Governments need to implement three things to break Covid-19’s “chains of transmission” before reopening their economies, a global health expert and physician told CNBC.
Peter Drobac, director of the Skoll Centre for Social Entrepreneurship at Oxford University, warned on Tuesday that easing lockdowns without taking certain action would risk a second surge in coronavirus infections.
Speaking to CNBC’s “Squawk Box Europe,” Drobac — a physician who has also been an assistant professor at Harvard Medical School and co-founded the University of Global Health Equity in Rwanda — suggested three steps governments could take to minimize that risk.
“The way to interrupt (a second surge) is by testing, contact tracing and then being able to isolate and quarantine those who are infected and exposed to break those chains of transmission,” he said. “If you don’t have that infrastructure in place, you’re taking a really significant risk.”
According to Drobac, a lot of the best lessons on how to handle the pandemic had come from Asia.
He pointed to South Korea as an example, which has been widely hailed as a role model for successfully containing its outbreak by instituting widespread testing, intensive contact tracing and quarantine measures. The country, which is slowly reopening its economy, has recorded 10,804 confirmed cases of Covid-19 and 254 deaths from the virus to date, according to data from Johns Hopkins University.
Singapore could also be looked to as an Asian nation that had responded well to the outbreak, Drobac said, although he noted that the country had struggled to contain the virus within its migrant communities. Singapore has reported 19,410 cases of the coronavirus and 18 deaths, according to the Johns Hopkins data.
By comparison, the U.S. has recorded more than 1.1 million cases and almost 69,000 deaths, while the U.K. has reported 191,832 cases more than 32,000 fatalities.
“In Europe, some of the earliest lessons are coming from places like the Czech Republic, Austria and Norway, which had really good success in crushing the curve early and staving off the worst of things,” he told CNBC. “So what we’re seeing is a slightly different approach in lots of different countries that shows there’s not an exact playbook for how exactly to open up.”
Global coordination needed
Another hurdle in overcoming the coronavirus pandemic is a lack of cross-border cooperation, Drobac noted.
“Nationalism is not going to solve this problem for any country,” he said. “The virus doesn’t know or care about our borders or politics — so none of us are safe from the virus until all of us are.

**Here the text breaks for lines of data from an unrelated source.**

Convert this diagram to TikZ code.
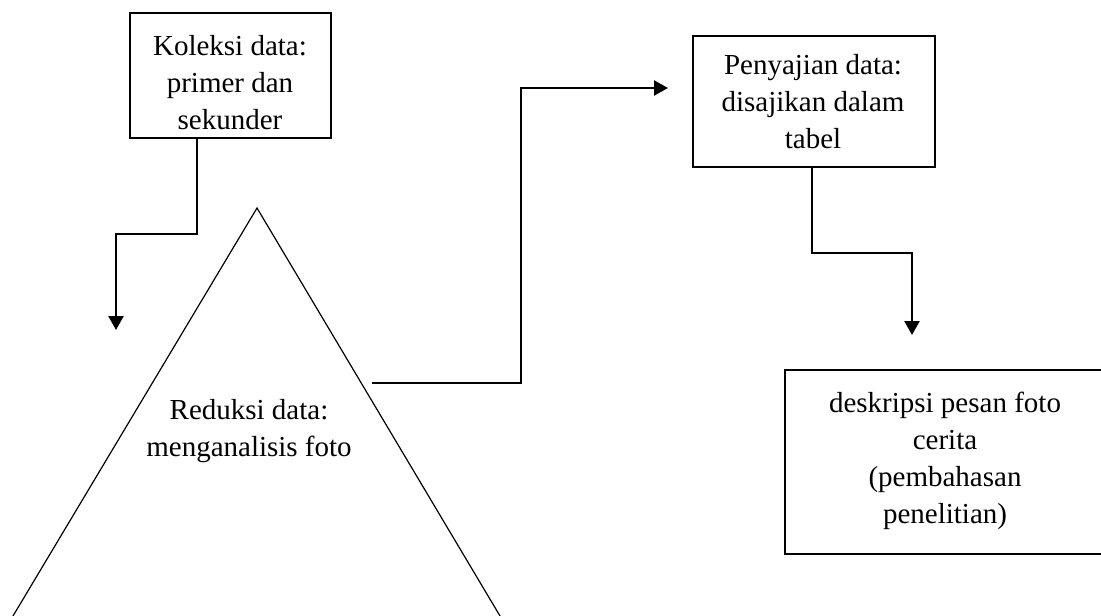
\documentclass[tikz,border=0pt]{standalone}
\usepackage{fontspec}
\setmainfont{Liberation Serif}
\usetikzlibrary{arrows.meta}
\begin{document}
\begin{tikzpicture}[x=1pt,y=-1pt,
  boxshape/.style={draw,line width=1.8pt,inner sep=0pt},
  txt/.style={align=center,inner sep=0pt,font=\fontsize{29}{37}\selectfont},
  conn/.style={line width=2.5pt,-{Triangle[length=14pt,width=15pt]}},
  tri/.style={line width=1.2pt}]
\useasboundingbox (0,0) rectangle (1101,616);
% boxes
\node[boxshape,minimum width=201pt,minimum height=125pt] (k) at (230.5,75.5) {};
\node[txt] (kt) at (230,83) {Koleksi data:\\primer dan\\sekunder};
\node[boxshape,minimum width=242pt,minimum height=131pt] (p) at (814,101.5) {};
\node[txt] (pt) at (813,102) {Penyajian data:\\disajikan dalam\\tabel};
\node[boxshape,minimum width=319pt,minimum height=184pt] (d) at (944.5,462) {};
\node[txt] (dt) at (945,460.5) {deskripsi pesan foto\\cerita\\(pembahasan\\penelitian)};
% triangle
\coordinate (apex) at (257,208);
\coordinate (triL) at (10.6,620);
\coordinate (triR) at (502.4,620);
\draw[tri] (triL) -- (apex) -- (triR);
\node[txt] (rt) at (249,431.5) {Reduksi data:\\menganalisis foto};
% connector endpoints
\coordinate (redIn) at (116,330);
\coordinate (redOut) at (372,383);
\coordinate (penIn) at (668,88);
\coordinate (descIn) at (912,335);
% connectors
\draw[conn] ([xshift=-33.5pt]k.south) -- ++(0,95) -| (redIn);
\draw[conn] (redOut) -- ++(149,0) |- (penIn);
\draw[conn] ([xshift=-2pt]p.south) -- ++(0,85) -| (descIn);
\end{tikzpicture}
\end{document}
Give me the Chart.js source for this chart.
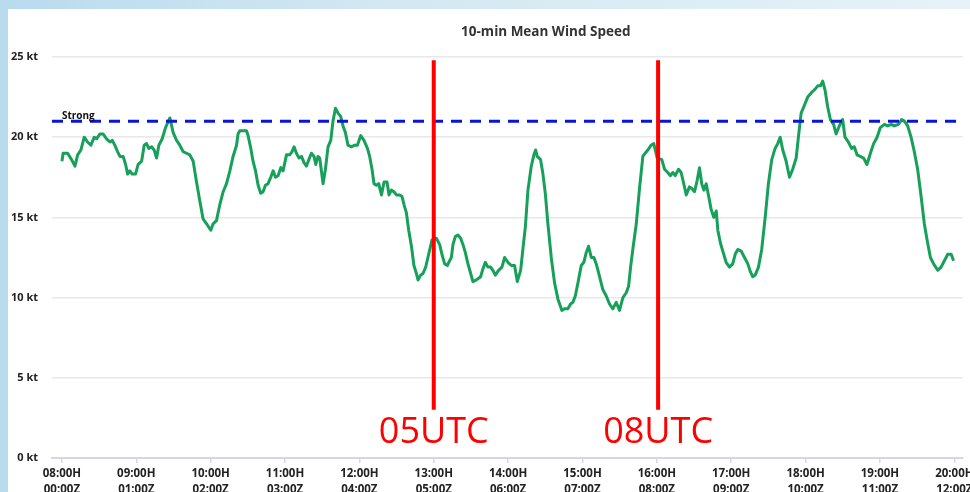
<!DOCTYPE html>
<html>
<head>
<meta charset="utf-8">
<script src="https://cdn.jsdelivr.net/npm/chart.js@4/dist/chart.umd.min.js"></script>
<style>
  html, body { margin: 0; padding: 0; overflow: hidden; }
  body { width: 970px; height: 492px; background: linear-gradient(90deg, #b9dbee 0%, #d3e8f3 40%, #e6f2f8 100%); position: relative; }
  #panel { position: absolute; left: 8px; top: 9px; right: 0; bottom: 0; background: #fff; }
  #wrap { position: absolute; left: 0; top: 0; }
</style>
</head>
<body>
<div id="panel"></div>
<div id="wrap"><canvas id="windChart" width="990" height="500"></canvas></div>
<script>
// minutes after 08:00H (00:00Z)
const minutes = [
  0, 1.0, 4.6, 7.8, 10.5, 12.7, 15.3, 18.0, 20.7, 23.4, 26.0, 28.0, 30.6, 33.3, 36.0, 38.7, 40.6, 42.7, 44.9, 46.8,
  49.4, 51.4, 53.0, 54.8, 56.7, 59.4, 61.5, 64.3, 66.4, 68.3, 70.1, 72.3, 74.4, 76.4, 78.2, 80.9, 83.6, 87.1, 89.7, 92.5,
  95.1, 97.8, 100.5, 103.2, 105.9, 108.6, 111.3, 113.9, 116.7, 120.1, 122.0, 124.7, 127.4, 130.1, 132.8, 135.5, 138.1, 140.9, 142.1, 143.5,
  146.2, 148.9, 150.2, 152.4, 154.2, 156.2, 158.3, 160.4, 162.3, 164.2, 166.3, 168.5, 170.4, 172.3, 174.4, 176.6, 178.4, 181.2, 183.8, 185.7,
  187.3, 189.2, 191.3, 193.3, 195.4, 197.3, 199.2, 201.3, 203.4, 204.8, 206.6, 208.0, 210.7, 212.6, 214.7, 216.9, 218.7, 220.7, 222.8, 224.9,
  226.8, 228.7, 230.8, 233.6, 236.2, 238.4, 241.1, 243.7, 246.5, 248.3, 250.2, 251.8, 253.7, 255.6, 257.8, 259.9, 262.3, 263.9, 265.8, 267.9,
  269.9, 272.5, 274.4, 276.0, 277.9, 279.8, 282.0, 284.0, 286.0, 287.3, 289.4, 291.3, 293.5, 295.9, 298.6, 302.1, 304.8, 306.6, 308.8, 311.0,
  312.8, 314.2, 315.5, 317.4, 319.5, 321.7, 323.6, 325.5, 327.6, 329.8, 331.6, 334.4, 337.8, 339.7, 341.6, 343.7, 345.9, 347.7, 349.7, 352.3,
  355.0, 357.2, 359.8, 362.6, 365.2, 367.4, 370.1, 371.9, 373.9, 376.0, 378.7, 380.8, 382.2, 383.5, 386.2, 388.1, 390.0, 392.1, 394.8, 397.5,
  400.2, 403.4, 405.5, 408.2, 410.4, 412.2, 414.2, 416.3, 419.0, 421.1, 423.0, 424.9, 427.1, 429.2, 431.1, 433.8, 436.4, 439.2, 441.8, 444.5,
  447.2, 449.9, 452.6, 455.3, 457.2, 458.8, 460.6, 463.4, 466.0, 468.7, 470.6, 472.7, 475.4, 477.5, 480.3, 484.0, 486.2, 488.8, 491.0, 492.9,
  494.8, 497.5, 499.6, 501.7, 503.7, 506.3, 508.2, 510.4, 512.5, 514.4, 516.2, 517.9, 519.8, 521.6, 523.8, 525.9, 527.9, 529.2, 531.3, 533.2,
  535.9, 538.6, 541.2, 543.2, 545.3, 548.0, 550.7, 553.4, 555.5, 557.4, 559.3, 562.0, 564.6, 567.4, 570.0, 572.7, 575.4, 577.5, 579.5, 581.6,
  584.3, 587.0, 589.6, 592.4, 594.2, 596.4, 599.1, 601.7, 605.0, 607.7, 609.8, 612.0, 613.8, 615.8, 617.8, 620.0, 622.6, 624.6, 627.2, 629.9,
  631.8, 634.5, 637.1, 639.3, 641.5, 644.1, 646.8, 649.5, 652.3, 654.9, 657.7, 660.3, 663.6, 666.2, 669.0, 671.6, 674.9, 677.5, 679.7, 682.4,
  685.1, 687.7, 690.4, 693.2, 695.8, 698.0, 700.7, 703.3, 706.6, 709.3, 712.0, 714.7, 717.5, 719.4
];
const windKt = [
  18.5, 19.0, 19.0, 18.6, 18.2, 18.9, 19.2, 20.0, 19.7, 19.5, 20.0, 19.9, 20.2, 20.2, 19.9, 19.7, 19.8, 19.5, 19.1, 18.8,
  18.8, 18.3, 17.7, 17.9, 17.7, 17.7, 18.3, 18.5, 19.5, 19.6, 19.3, 19.4, 19.2, 18.7, 19.5, 19.9, 20.6, 21.2, 20.3, 19.8,
  19.5, 19.1, 19.0, 18.9, 18.5, 17.2, 16.0, 14.9, 14.6, 14.2, 14.6, 14.8, 15.8, 16.6, 17.1, 17.9, 18.8, 19.5, 20.2, 20.4,
  20.4, 20.4, 20.1, 19.3, 18.5, 17.9, 17.0, 16.5, 16.6, 17.0, 17.1, 17.5, 17.9, 17.5, 17.6, 18.1, 17.9, 18.9, 18.9, 19.1,
  19.4, 19.0, 18.7, 18.8, 18.4, 18.2, 18.6, 19.0, 18.8, 18.3, 18.8, 18.7, 17.1, 18.0, 19.4, 19.8, 21.0, 21.8, 21.5, 21.3,
  20.7, 20.3, 19.5, 19.4, 19.5, 19.5, 20.1, 19.8, 19.3, 18.8, 18.0, 17.1, 17.0, 17.1, 16.4, 17.2, 17.2, 16.4, 16.7, 16.6,
  16.4, 16.4, 16.3, 15.8, 15.3, 14.2, 13.2, 12.0, 11.5, 11.1, 11.4, 11.5, 11.9, 12.7, 13.6, 13.7, 13.3, 12.7, 12.1, 12.0,
  12.3, 12.5, 13.3, 13.8, 13.9, 13.7, 13.3, 12.8, 12.1, 11.5, 11.0, 11.1, 11.3, 11.8, 12.2, 11.9, 11.9, 11.7, 11.4, 11.7,
  11.9, 12.5, 12.2, 12.0, 12.0, 11.0, 11.7, 13.0, 14.4, 16.7, 18.2, 18.9, 19.2, 18.8, 18.6, 17.7, 16.5, 14.6, 12.5, 10.9,
  9.9, 9.2, 9.3, 9.3, 9.6, 9.7, 10.1, 10.9, 12.0, 12.2, 12.8, 13.2, 12.5, 12.5, 12.1, 11.3, 10.5, 10.1, 9.6, 9.3,
  9.7, 9.2, 10.0, 10.3, 10.7, 11.9, 13.0, 14.6, 16.8, 18.8, 19.0, 19.2, 19.5, 19.6, 18.7, 18.6, 18.0, 17.8, 17.6, 17.8,
  17.6, 18.0, 17.8, 17.1, 16.4, 16.9, 16.8, 16.6, 17.3, 18.1, 17.1, 16.7, 17.1, 16.4, 15.5, 15.0, 15.4, 14.2, 13.4, 12.9,
  12.2, 11.9, 12.1, 12.7, 13.0, 12.9, 12.5, 12.1, 11.6, 11.3, 11.4, 11.9, 13.0, 15.0, 17.1, 18.6, 19.3, 19.6, 20.0, 19.2,
  18.5, 17.5, 18.0, 18.7, 20.0, 21.5, 22.0, 22.5, 22.8, 23.0, 23.2, 23.2, 23.5, 22.9, 21.9, 21.1, 20.8, 20.2, 20.7, 21.1,
  20.0, 19.7, 19.3, 19.4, 18.9, 18.8, 18.7, 18.3, 19.0, 19.6, 20.0, 20.6, 20.8, 20.7, 20.8, 20.7, 20.8, 21.1, 21.0, 20.7,
  20.0, 19.1, 18.0, 16.3, 14.6, 13.6, 12.5, 12.1, 11.7, 11.9, 12.3, 12.7, 12.7, 12.3
];

const tickMinutes = [0, 60, 120, 180, 240, 300, 360, 420, 480, 540, 600, 660, 720];
const hourLabels = ['08:00H', '09:00H', '10:00H', '11:00H', '12:00H', '13:00H', '14:00H', '15:00H', '16:00H', '17:00H', '18:00H', '19:00H', '20:00H'];
const zuluLabels = ['00:00Z', '01:00Z', '02:00Z', '03:00Z', '04:00Z', '05:00Z', '06:00Z', '07:00Z', '08:00Z', '09:00Z', '10:00Z', '11:00Z', '12:00Z'];

const strongKt = 21;
const markerLabels = ['05UTC', '08UTC'];
const markerMinutes = [300, 481];
const markerTopKt = 24.8;
const markerBottomKt = 3.0;

const xMin = -8, xMax = 727;

const overlay = {
  id: 'overlay',
  afterDatasetsDraw(chart) {
    const { ctx, chartArea, scales: { x, y } } = chart;
    ctx.save();
    // threshold label
    ctx.fillStyle = '#111';
    ctx.font = 'bold 10px "Open Sans"';
    ctx.textAlign = 'left';
    ctx.textBaseline = 'alphabetic';
    ctx.fillText('Strong', x.getPixelForValue(0), y.getPixelForValue(strongKt) - 2);
    // red UTC markers
    ctx.strokeStyle = '#ff0000';
    ctx.fillStyle = '#ff0000';
    ctx.lineWidth = 4;
    ctx.font = '36px "Open Sans"';
    ctx.textAlign = 'center';
    ctx.textBaseline = 'middle';
    markerMinutes.forEach((m, i) => {
      const px = x.getPixelForValue(m);
      ctx.beginPath();
      ctx.moveTo(px, y.getPixelForValue(markerTopKt));
      ctx.lineTo(px, y.getPixelForValue(markerBottomKt));
      ctx.stroke();
      ctx.fillText(markerLabels[i], px, y.getPixelForValue(1.6));
    });
    // title
    ctx.fillStyle = '#333';
    ctx.font = 'bold 13.5px "Open Sans"';
    ctx.fillText('10-min Mean Wind Speed', chartArea.left + chartArea.width * 0.542, chartArea.top - 25);
    ctx.restore();
  }
};

new Chart(document.getElementById('windChart'), {
  type: 'line',
  data: {
    datasets: [
      {
        label: 'Strong',
        data: [{ x: xMin, y: strongKt }, { x: xMax, y: strongKt }],
        borderColor: '#0a14d6',
        borderWidth: 3,
        borderDash: [11, 8],
        pointRadius: 0,
        order: 0,
      },
      {
        label: '10-min Mean Wind Speed',
        data: minutes.map((m, i) => ({ x: m, y: windKt[i] })),
        borderColor: '#17a05a',
        borderWidth: 3,
        borderJoinStyle: 'round',
        tension: 0,
        pointRadius: 0,
        order: 1,
      },
    ],
  },
  options: {
    responsive: false,
    animation: false,
    devicePixelRatio: 1,
    layout: { padding: { top: 57, right: 27, left: 0, bottom: 0 } },
    plugins: { legend: { display: false }, tooltip: { enabled: false }, title: { display: false } },
    scales: {
      x: {
        type: 'linear',
        min: xMin,
        max: xMax,
        afterBuildTicks: (axis) => { axis.ticks = tickMinutes.map((v) => ({ value: v })); },
        grid: { drawOnChartArea: false, drawTicks: true, tickLength: 5, color: '#d6d6e6', lineWidth: 1.5 },
        border: { color: '#d6d6e6', width: 2 },
        ticks: {
          maxRotation: 0,
          autoSkip: false,
          padding: 3,
          color: '#222',
          font: { family: 'Open Sans', size: 11.5, weight: 'bold', lineHeight: 1.35 },
          callback: (v) => {
            const i = tickMinutes.indexOf(v);
            return i < 0 ? '' : [hourLabels[i], zuluLabels[i]];
          },
        },
      },
      y: {
        min: 0,
        max: 25,
        afterFit: (s) => { s.width = 52; },
        grid: { drawTicks: false, color: '#e8e8e8', lineWidth: 1.5 },
        border: { display: false },
        ticks: {
          stepSize: 5,
          padding: 14,
          color: '#222',
          font: { family: 'Open Sans', size: 11, weight: 'bold' },
          callback: (v) => v + ' kt',
        },
      },
    },
  },
  plugins: [overlay],
});
</script>
</body>
</html>
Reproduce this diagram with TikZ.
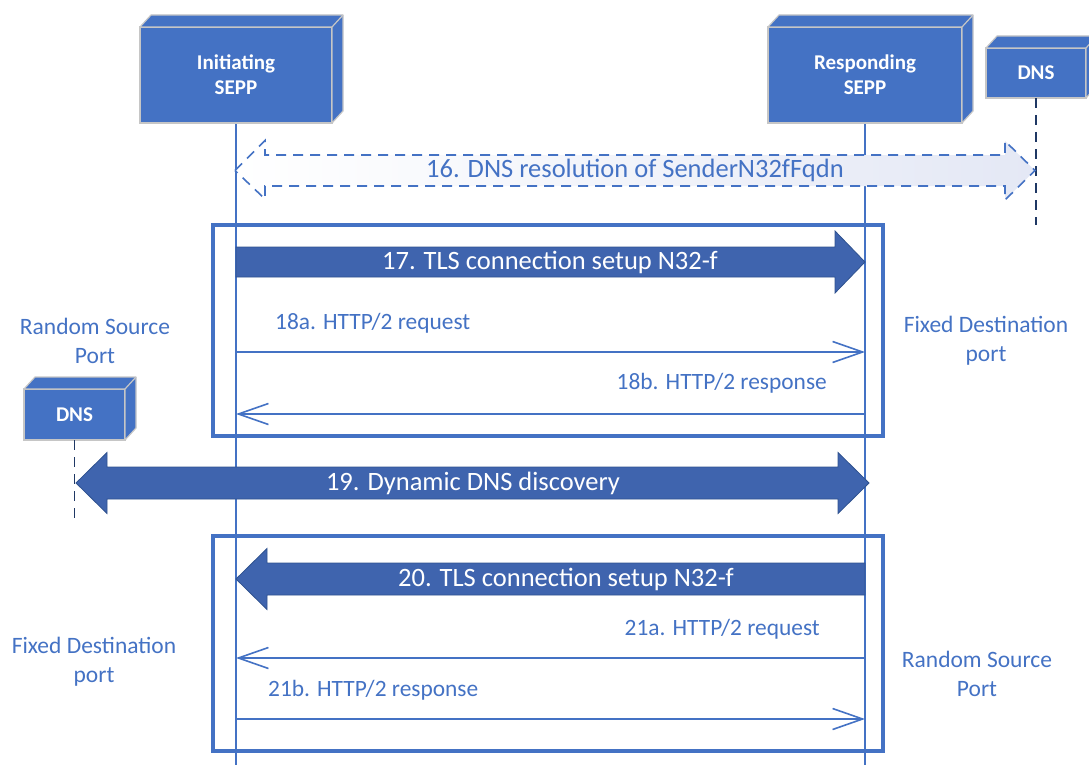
\documentclass[tikz,border=0pt]{standalone}
\usepackage{fontspec}
\setmainfont{Carlito}
\usetikzlibrary{arrows.meta,calc}
\definecolor{oblue}{RGB}{68,114,196}
\definecolor{afill}{RGB}{63,100,174}
\definecolor{aline}{RGB}{47,82,143}
\definecolor{navy}{RGB}{31,56,100}
\definecolor{pale}{RGB}{228,232,245}
\tikzset{
  cubebox/.style={fill=oblue,draw=gray!45,line width=1.2pt,inner sep=0pt,outer sep=0pt,
    text=white,font=\fontsize{21}{25}\selectfont\bfseries,align=center},
  cubeface/.style={fill=oblue,draw=gray!45,line width=1.2pt,line join=round},
  sepplife/.style={draw=oblue,line width=1.8pt},
  dnslife/.style={draw=navy,line width=1.8pt,dash pattern=on 10pt off 7pt},
  frame/.style={draw=oblue,line width=4pt},
  bigarrow/.style={fill=afill,draw=aline,line width=0.8pt,line join=miter},
  bigtext/.style={text=white,font=\fontsize{26.5}{30}\selectfont,inner sep=0pt},
  msg/.style={draw=oblue,line width=1.6pt,-{Straight Barb[length=30pt,width=21pt,line width=1.6pt]}},
  msgtext/.style={text=oblue,font=\fontsize{23.4}{27}\selectfont,inner sep=0pt},
  sidetext/.style={text=oblue,font=\fontsize{23.5}{29}\selectfont,align=center,inner sep=0pt},
}
\newcommand{\mycube}[1]{%
  \filldraw[cubeface] (#1.north west) -- ++(11,-12) -- ($(#1.north east)+(11,-12)$)
     -- ($(#1.south east)+(11,-12)$) -- (#1.south east) -- (#1.north east) -- cycle;
  \draw[cubeface,fill=none] (#1.north east) -- ++(11,-12);
}
\begin{document}
\begin{tikzpicture}[x=1pt,y=-1pt]
\useasboundingbox (0,0) rectangle (1089,765);
% lifelines
\coordinate (itop) at (236,123);
\coordinate (ibot) at (236,765);
\coordinate (rtop) at (865,123);
\coordinate (rbot) at (865,765);
\draw[sepplife] (itop) -- (ibot);
\draw[sepplife] (rtop) -- (rbot);
% participants
\node[cubebox,minimum width=192pt,minimum height=96pt] (isepp) at (236,75) {Initiating\\SEPP};
\mycube{isepp}
\node[cubebox,minimum width=194pt,minimum height=96pt] (rsepp) at (865,75) {Responding\\SEPP};
\mycube{rsepp}
\node[cubebox,minimum width=100pt,minimum height=50pt] (dnsr) at (1036,73) {DNS};
\mycube{dnsr}
\node[cubebox,minimum width=101pt,minimum height=51pt] (dnsl) at (74.5,414.5) {DNS};
\mycube{dnsl}
\coordinate (dnsrend) at (1036,225);
\coordinate (dnslend) at (74.5,525);
\draw[dnslife] (dnsr.south) -- (dnsrend);
\draw[dnslife] (dnsl.south) -- (dnslend);
% 16 dashed double arrow
\coordinate (a16l) at (235,170.5);
\coordinate (a16r) at (1035,170.5);
\shade[left color=white,right color=pale]
  (a16l) -- ($(a16l)+(30,-30)$) -- ($(a16l)+(30,-15.5)$) -- ($(a16r)+(-30,-15.5)$)
  -- ($(a16r)+(-30,-29.5)$) -- (a16r) -- ($(a16r)+(-30,29.5)$) -- ($(a16r)+(-30,15.5)$)
  -- ($(a16l)+(30,15.5)$) -- ($(a16l)+(30,28.5)$) -- cycle;
\draw[oblue,line width=1.6pt,dash pattern=on 10pt off 7pt]
  (a16l) -- ($(a16l)+(30,-30)$) -- ($(a16l)+(30,-15.5)$) -- ($(a16r)+(-30,-15.5)$)
  -- ($(a16r)+(-30,-29.5)$) -- (a16r) -- ($(a16r)+(-30,29.5)$) -- ($(a16r)+(-30,15.5)$)
  -- ($(a16l)+(30,15.5)$) -- ($(a16l)+(30,28.5)$) -- cycle;
\node[text=oblue,font=\fontsize{26.5}{30}\selectfont,inner sep=0pt] (t16) at (635,170.5) {16. DNS resolution of SenderN32fFqdn};
% frame 1
\draw[frame] (213,225) rectangle (883,436);
% 17
\coordinate (a17l) at (236,262);
\coordinate (a17r) at (865,262);
\filldraw[bigarrow] ($(a17l)+(0,-15)$) -- ($(a17r)+(-30,-15)$) -- ($(a17r)+(-30,-31)$) -- (a17r)
  -- ($(a17r)+(-30,31)$) -- ($(a17r)+(-30,15)$) -- ($(a17l)+(0,15)$) -- cycle;
\node[bigtext] (t17) at (550,262) {17. TLS connection setup N32-f};
% 18a / 18b
\coordinate (m18al) at (236,352);
\coordinate (m18ar) at (865,352);
\draw[msg] (m18al) -- (m18ar);
\node[msgtext,anchor=west] (t18a) at (275,323) {18a. HTTP/2 request};
\coordinate (m18bl) at (236,414);
\coordinate (m18br) at (865,414);
\draw[msg] (m18br) -- (m18bl);
\node[msgtext,anchor=east] (t18b) at (827,383) {18b. HTTP/2 response};
% side labels top
\node[sidetext] (rs1) at (95,341) {Random Source\\Port};
\node[sidetext] (fd1) at (986,341) {Fixed Destination\\port};
% 19
\coordinate (a19l) at (76,483);
\coordinate (a19r) at (869,483);
\filldraw[bigarrow] (a19l) -- ($(a19l)+(31,-30.5)$) -- ($(a19l)+(31,-16)$) -- ($(a19r)+(-31,-16)$)
  -- ($(a19r)+(-31,-30.5)$) -- (a19r) -- ($(a19r)+(-31,30.5)$) -- ($(a19r)+(-31,16)$)
  -- ($(a19l)+(31,16)$) -- ($(a19l)+(31,30.5)$) -- cycle;
\node[bigtext] (t19) at (473,483) {19. Dynamic DNS discovery};
% frame 2
\draw[frame] (213,536) rectangle (883,751);
% 20
\coordinate (a20l) at (236,579);
\coordinate (a20r) at (865,579);
\filldraw[bigarrow] (a20l) -- ($(a20l)+(31,-30.5)$) -- ($(a20l)+(31,-16)$) -- ($(a20r)+(0,-16)$)
  -- ($(a20r)+(0,16)$) -- ($(a20l)+(31,16)$) -- ($(a20l)+(31,30.5)$) -- cycle;
\node[bigtext] (t20) at (566,579) {20. TLS connection setup N32-f};
% 21a / 21b
\coordinate (m21al) at (236,658);
\coordinate (m21ar) at (865,658);
\draw[msg] (m21ar) -- (m21al);
\node[msgtext,anchor=east] (t21a) at (820,629) {21a. HTTP/2 request};
\coordinate (m21bl) at (236,719);
\coordinate (m21br) at (865,719);
\draw[msg] (m21bl) -- (m21br);
\node[msgtext,anchor=west] (t21b) at (268,690) {21b. HTTP/2 response};
% side labels bottom
\node[sidetext] (fd2) at (94,662) {Fixed Destination\\port};
\node[sidetext] (rs2) at (977,674) {Random Source\\Port};
\end{tikzpicture}
\end{document}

In the early days of the response, the very country-specific, inward-looking efforts and the competition for testing and PPE was really very concerning.”
However, he said there had been some encouraging news more recently, such as the EU-led videoconference which saw world leaders and international organizations on Monday raise 7.4 billion euros ($8 billion) for global research on Covid-19.
“A number of G-20 countries and others coordinated investments in vaccines, in treatment, in testing — not just the development but also the fair distribution of those things,” Drobac said. “It was a really important step, and we need to see more cooperation like that. It’s worth noting that the U.S. was very visibly absent from that announcement.”
Nationalist approaches to handling the coronavirus crisis have been subjected to criticism since the outbreak began.
Nobel Prize Laureate Jean Tirole told CNBC last month that globalism needed to be protected in order to mitigate the economic shock of the pandemic.
Meanwhile, Mark Malloch-Brown, senior advisor at Eurasia Group, told CNBC in April that the coronavirus crisis lacked a globally spearheaded strategy.
“There’s an awful lot of global leaders that are still acting very selfishly and very nationally,” he said at the time.